C’est le concept de « Smart defense » voulu par l’OTAN et imposé à l’UE il y a de cela une douzaine d’années : sous couvert de réduction des coûts, mutualiser, interpénétrer, rendre dépendant les uns des autres, bien évidemment sous des standards OTAN. On le voit encore à l’œuvre avec le projet d’avion de combat « européen », le SCAF : les USA ne supportent pas que la France ait développé le meilleur avion de combat polyvalent au monde, le Rafale, concurrent direct de leur F-35 (qui est d’ailleurs un vrai fer à repasser), et poussent à la construction d’un avion européen, ce qui permet aux Allemands d’exiger les secrets industriels du Rafale. S’en départir exigera du temps et des efforts.

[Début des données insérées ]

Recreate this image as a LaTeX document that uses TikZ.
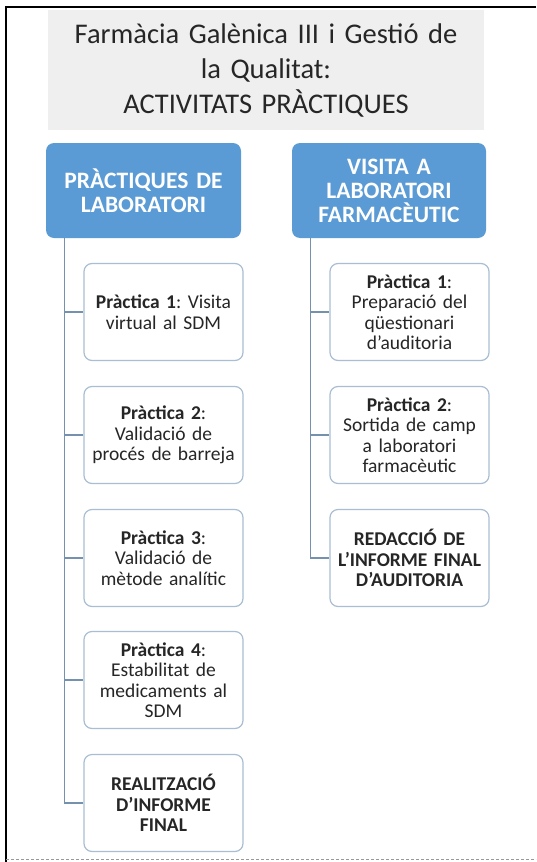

La laïcité vous paraît-elle un principe essentiel ?

La laïcité est un principe essentiel de la sensibilité française, ancrée, comme l’a montré Jean-François Colosimo, depuis bien plus longtemps que 1905, et fondée avant tout par le traumatisme des guerres de Religions. C’est d’ailleurs une des raisons de la crispation identitaire à laquelle nous assistons avec le phénomène Zemmour : je l’interprète comme une réaction à long terme face aux attaques djihadistes subies par la France depuis 2012.

Les Français ont vu les fanatiques les attaquer au plus profond d’eux-mêmes et ont peur du retour de la guerre civile. M. Macron, qui avait commencé son mandat avec l’objectif à peine masqué de « normaliser », là encore, la France à l’aune du modèle anglo-saxon multiculturel, l’a d’ailleurs bien compris, et a pris un virage à 180 degrés bienvenu… Sincère ou non, à chacun d’en juger.

Ce que je peux dire, c’est que, si j’étais président de la République, la laïcité, seule garante de la paix civile, serait appliquée sans concession.